The purpose of the TRUE/FALSE return value is to tell the OS if it should
continue to poll ISR’s in a shared interrupt environment (like PCI bus
devices). If the ISR returns FALSE, the next shared ISR get’s polled, or
else a spurious interrupt is noted if there are no more ISR’s.
The case you describe MUST be with shared interrupts. Assume device A and B
share level triggered PCI interrupts. Device B interrupts, but while the
processor is getting to the device B ISR, device A also raises his
interrupt. The device A ISR is polled forst and notices his status is
requesting service and returns TRUE, unwinding the interrupt. As it’s a
level triggered interrupt, the moment the level is enabled again, it fires
again, causing a poll of the device A ISR, which now returns FALSE, and
then a poll of the device B ISR, which returns TRUE. On unwinding the
interrupt again, both devices have been serviced, although NOT in the order
they raised their interrupt signal. Note this may be an over simplification
of what REALLY happens, as interrupt priorities may get rotated, and
multiple processors may get involved.
I believe the guarantee is only a single processor will be in a specific
ISR, but believe you should be prepared to have two different ISR’s, on a
shared interrupt level, to run concurrently on two processors. As ISR have
processor affinity, it seems possible you could have two devices, on a
shared interrupt, with non-overlapping processor affinity, and the OS would
need to cope.
>
I believe the guarantee is only a single processor will be in
a specific
ISR, but believe you should be prepared to have two different
ISR’s, on a
shared interrupt level, to run concurrently on two
processors. As ISR have
processor affinity, it seems possible you could have two
devices, on a
shared interrupt, with non-overlapping processor affinity,
and the OS would
need to cope.
Well not really. Each platform interrupt vector is represented by one
interrupt object and each interrupt object contains an interrupt spinlock
that is acquired BEFORE ANY of the driver interrupt service routines
attached to the interrupt object are called and released AFTER THE LAST isr
has been called. (On a pci bus this would be after one of the isr returns
TRUE.) This guarantees that for any interrupt object the concurrency of all
the associated isrs is at most one.
Note that this does not affect the concurrency of the associated DPC
routines, which is at most N where N is the number of processors on the
system.
Mark Roddy
xxxxx@hollistech.com
www.hollistech.com
WindowsNT Windows 2000 Consulting Services
At 09:15 AM 10/31/2000 -0500, Roddy, Mark wrote:
Each platform interrupt vector is represented by one
interrupt object and each interrupt object contains an interrupt spinlock
that is acquired BEFORE ANY of the driver interrupt service routines
attached to the interrupt object are called and released AFTER THE LAST isr
has been called. (On a pci bus this would be after one of the isr returns
TRUE.) This guarantees that for any interrupt object the concurrency of all
the associated isrs is at most one.
Thanks for correcting me. Do you know if this is just how it happens to be
implemented, or is the spec defined this way, so should never change in the
future (until Microsoft decides otherwise).

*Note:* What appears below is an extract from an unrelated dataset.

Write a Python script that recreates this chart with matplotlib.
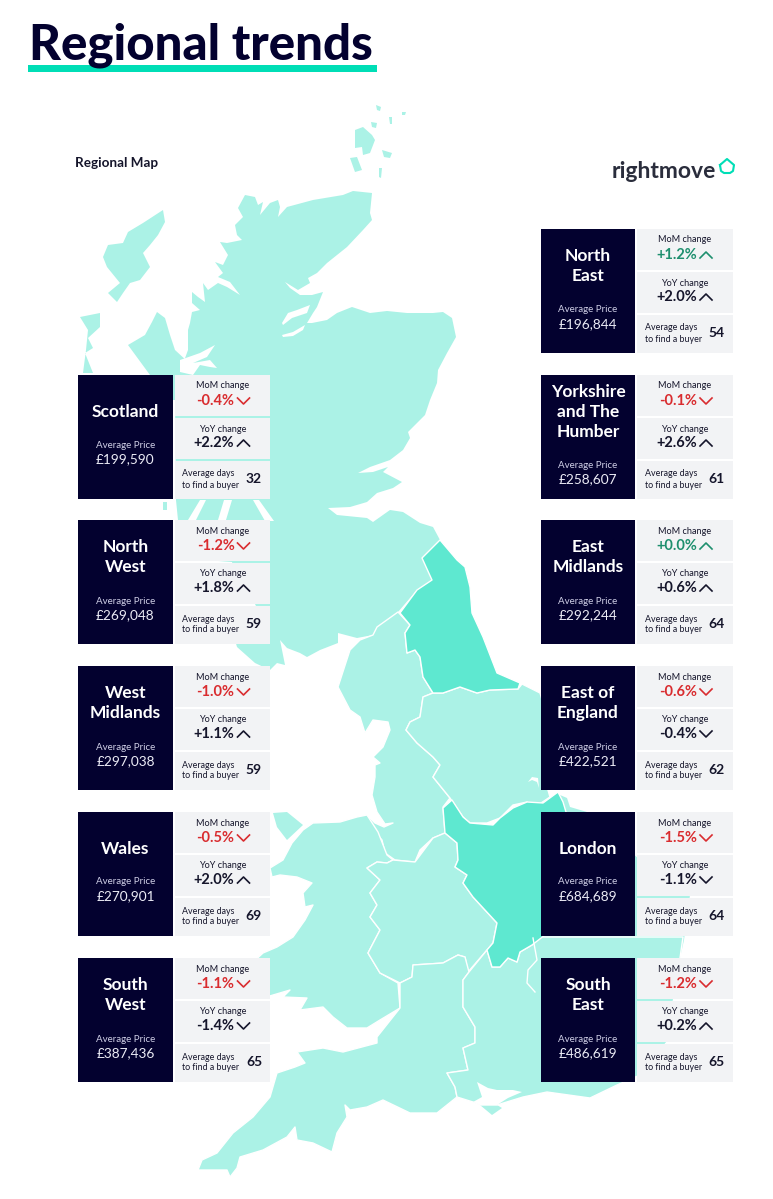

Offhand, not spreading ISR processing on a shared interrupt across multiple
processors seems like a bug. Seems like the lock should be on each
interrupt object, and the lock on the level should just be held for a
moment while fooling with level specific stuff. If I have 4 cards
generating a large numbers of interrupts, all on a shared level, I fully
would expect a 4 processor machine to spread the load. Seems like the OS
should round robin which ISR get’s polled first, so a lock in one ISR
doesn’t prevent another processor from polling a different ISR. If it
were smart, it would assure any locked ISR’s didn’t get polled first.
>register, what will happen if the INTR bit in the register is set right
between
the ISR getting called and the status register being read? Thus the ISR
will
The correct driver design is to loop in either ISR or DPC till the status
register bits still show that there are events to handle and quit the ISR or
DPC only if the is no events.
The device must not use “one event - one interrupt” approach. It must use
interrupts only in “something is pending” semantics, and the status register
must be used to determine what is pending.
In such a design, the second ISR call will do nothing bad - it will be just
a second redundant attempt to attract the host’s attention to the status
registers. It will do nothing bad.
Max
> moment while fooling with level specific stuff. If I have 4 cards
generating a large numbers of interrupts, all on a shared level, I fully
would expect a 4 processor machine to spread the load. Seems like the
Move the majority of your logic from ISRs to DPCs - DPCs can run
concurrently on different processors.
Max
You have to keep in mind that the architectural concept of interrupt-side
load balancing in NT is implemented through the relationship between
interrupt service routine and “deferred procedure call for interrupt service
routine”. The idea is that an isr is minimal, deferring essentially all
activity to the dpc. Load balancing is achieved by having full
multi-processor concurrency for dpc routines.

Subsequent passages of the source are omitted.